## Aim
Only the lines from the start up to and including the line containing "from bokeh.models import" should be repeated, word for word.

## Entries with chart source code
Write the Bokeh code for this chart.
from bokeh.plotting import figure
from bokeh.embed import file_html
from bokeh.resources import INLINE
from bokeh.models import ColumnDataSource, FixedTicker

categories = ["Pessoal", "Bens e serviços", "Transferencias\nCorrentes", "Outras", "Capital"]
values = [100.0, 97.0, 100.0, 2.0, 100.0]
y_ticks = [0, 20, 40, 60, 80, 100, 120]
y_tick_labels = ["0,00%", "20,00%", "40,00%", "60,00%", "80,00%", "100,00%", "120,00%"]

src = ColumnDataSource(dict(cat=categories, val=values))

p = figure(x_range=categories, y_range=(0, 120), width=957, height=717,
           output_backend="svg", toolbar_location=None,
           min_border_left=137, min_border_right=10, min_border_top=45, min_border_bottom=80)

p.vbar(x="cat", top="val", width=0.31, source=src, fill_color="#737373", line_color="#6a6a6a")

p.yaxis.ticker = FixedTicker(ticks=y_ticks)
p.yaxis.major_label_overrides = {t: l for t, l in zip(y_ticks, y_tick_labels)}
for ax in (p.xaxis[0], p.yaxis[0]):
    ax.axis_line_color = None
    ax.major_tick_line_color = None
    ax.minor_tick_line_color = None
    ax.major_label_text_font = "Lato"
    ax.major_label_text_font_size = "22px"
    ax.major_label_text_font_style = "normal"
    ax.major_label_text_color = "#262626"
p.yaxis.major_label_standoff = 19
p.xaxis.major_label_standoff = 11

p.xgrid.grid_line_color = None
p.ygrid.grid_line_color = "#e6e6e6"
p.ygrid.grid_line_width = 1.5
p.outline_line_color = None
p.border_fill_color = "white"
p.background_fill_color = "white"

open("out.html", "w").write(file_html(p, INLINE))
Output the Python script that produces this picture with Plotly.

## Correct output
Write the Bokeh code for this chart.
from bokeh.plotting import figure
from bokeh.embed import file_html
from bokeh.resources import INLINE
from bokeh.models import ColumnDataSource, FixedTicker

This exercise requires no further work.